(Recorded data)
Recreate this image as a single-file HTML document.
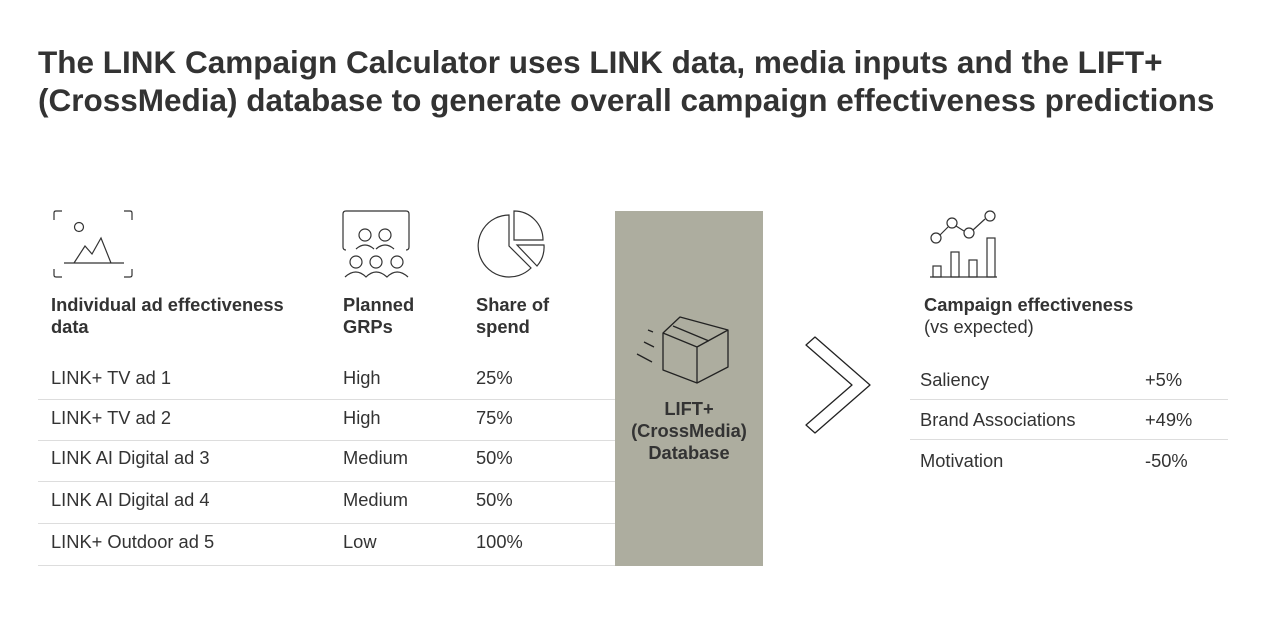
<!DOCTYPE html>
<html><head><meta charset="utf-8"><style>
body{margin:0;width:1265px;height:627px;background:#fff;position:relative;overflow:hidden;font-family:"Liberation Sans",Arial,sans-serif;color:#333}
.a{position:absolute;white-space:nowrap}
.t{font-size:31.5px;font-weight:bold;color:#333;left:38px;line-height:38px}
.h{font-size:18.3px;font-weight:bold;line-height:22px;color:#333}
.r{font-size:18.3px;line-height:20px;color:#333}
.l{position:absolute;height:1px;background:#ddd}
</style></head><body>
<div class="a t" style="top:43px">The LINK Campaign Calculator uses LINK data, media inputs and the LIFT+</div>
<div class="a t" style="top:81px">(CrossMedia) database to generate overall campaign effectiveness predictions</div>

<svg class="a" style="left:0;top:0" width="1265" height="627" fill="none" stroke="#333" stroke-width="1.2">
<path d="M54 220v-7q0-2 2-2h6M124 211h6q2 0 2 2v7M54 269v6q0 2 2 2h6M124 277h6q2 0 2-2v-6"/>
<circle cx="79" cy="227" r="4.5"/>
<path d="M64 263h60M74 263l11-17 7 8 9-16 10 25"/>
<path d="M346 250q-3 0-3-3v-33q0-3 3-3h60q3 0 3 3v33q0 3-3 3"/>
<circle cx="365" cy="235" r="6"/><circle cx="385" cy="235" r="6"/>
<path d="M356 249q9-8 18 0M376 249q9-8 18 0"/>
<circle cx="356" cy="262" r="6"/><circle cx="376" cy="262" r="6"/><circle cx="397" cy="262" r="6"/>
<path d="M345 277q11-10 21 0q10-10 21 0q10-10 21 0"/>
<path d="M509 215a31 31 0 1 0 22 53l-22-22z"/>
<path d="M514 211a29 29 0 0 1 29 29h-29z"/>
<path d="M517 245h27a29 29 0 0 1-7 21z"/>
<path d="M930 277h67"/>
<rect x="933" y="266" width="8" height="11"/><rect x="951" y="252" width="8" height="25"/><rect x="969" y="260" width="8" height="17"/><rect x="987" y="238" width="8" height="39"/>
<circle cx="936" cy="238" r="5"/><circle cx="952" cy="223" r="5"/><circle cx="969" cy="233" r="5"/><circle cx="990" cy="216" r="5"/>
<path d="M940 235l8-8M956 226l8 5M973 230l12-11"/>
</svg>

<div class="a" style="left:615px;top:211px;width:148px;height:355px;background:#adad9f"></div>
<svg class="a" style="left:615px;top:211px" width="148" height="200" fill="none" stroke="#222" stroke-width="1.3" stroke-linejoin="round">
<path d="M48 122l17-16 48 13v37l-31 16-34-13z"/>
<path d="M48 122l34 14 31-17M82 136v36M58 115l36 15"/>
<path d="M33 119l5 2M29 131l10 5M22 143l15 8"/>
</svg>
<div class="a h" style="left:615px;top:398px;width:148px;text-align:center;white-space:normal">LIFT+<br>(CrossMedia)<br>Database</div>

<svg class="a" style="left:800px;top:330px" width="80" height="110" fill="none" stroke="#222" stroke-width="1.3" stroke-linejoin="round">
<path d="M6 15l9-8 55 48-55 48-9-8 46-40z"/>
</svg>

<div class="a h" style="left:51px;top:294px">Individual ad effectiveness<br>data</div>
<div class="a h" style="left:343px;top:294px">Planned<br>GRPs</div>
<div class="a h" style="left:476px;top:294px">Share of<br>spend</div>
<div class="a h" style="left:924px;top:294px">Campaign effectiveness<br><span style="font-weight:normal">(vs expected)</span></div>

<div class="a r" style="left:51px;top:368px">LINK+ TV ad 1</div><div class="a r" style="left:343px;top:368px">High</div><div class="a r" style="left:476px;top:368px">25%</div>
<div class="a r" style="left:51px;top:408px">LINK+ TV ad 2</div><div class="a r" style="left:343px;top:408px">High</div><div class="a r" style="left:476px;top:408px">75%</div>
<div class="a r" style="left:51px;top:448px">LINK AI Digital ad 3</div><div class="a r" style="left:343px;top:448px">Medium</div><div class="a r" style="left:476px;top:448px">50%</div>
<div class="a r" style="left:51px;top:490px">LINK AI Digital ad 4</div><div class="a r" style="left:343px;top:490px">Medium</div><div class="a r" style="left:476px;top:490px">50%</div>
<div class="a r" style="left:51px;top:532px">LINK+ Outdoor ad 5</div><div class="a r" style="left:343px;top:532px">Low</div><div class="a r" style="left:476px;top:532px">100%</div>
<div class="l" style="left:38px;width:577px;top:399px"></div>
<div class="l" style="left:38px;width:577px;top:440px"></div>
<div class="l" style="left:38px;width:577px;top:481px"></div>
<div class="l" style="left:38px;width:577px;top:523px"></div>
<div class="l" style="left:38px;width:577px;top:565px"></div>

<div class="a r" style="left:920px;top:370px">Saliency</div><div class="a r" style="left:1145px;top:370px">+5%</div>
<div class="a r" style="left:920px;top:410px">Brand Associations</div><div class="a r" style="left:1145px;top:410px">+49%</div>
<div class="a r" style="left:920px;top:451px">Motivation</div><div class="a r" style="left:1145px;top:451px">-50%</div>
<div class="l" style="left:910px;width:318px;top:399px"></div>
<div class="l" style="left:910px;width:318px;top:439px"></div>
</body></html>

(Your goal)
Return, unchanged, the lines from the first line of the material through the line that holds "campaign effectiveness predictions</div>", inclusive, omitting pictures.

(Answer to this task)
Recreate this image as a single-file HTML document.
<!DOCTYPE html>
<html><head><meta charset="utf-8"><style>
body{margin:0;width:1265px;height:627px;background:#fff;position:relative;overflow:hidden;font-family:"Liberation Sans",Arial,sans-serif;color:#333}
.a{position:absolute;white-space:nowrap}
.t{font-size:31.5px;font-weight:bold;color:#333;left:38px;line-height:38px}
.h{font-size:18.3px;font-weight:bold;line-height:22px;color:#333}
.r{font-size:18.3px;line-height:20px;color:#333}
.l{position:absolute;height:1px;background:#ddd}
</style></head><body>
<div class="a t" style="top:43px">The LINK Campaign Calculator uses LINK data, media inputs and the LIFT+</div>
<div class="a t" style="top:81px">(CrossMedia) database to generate overall campaign effectiveness predictions</div>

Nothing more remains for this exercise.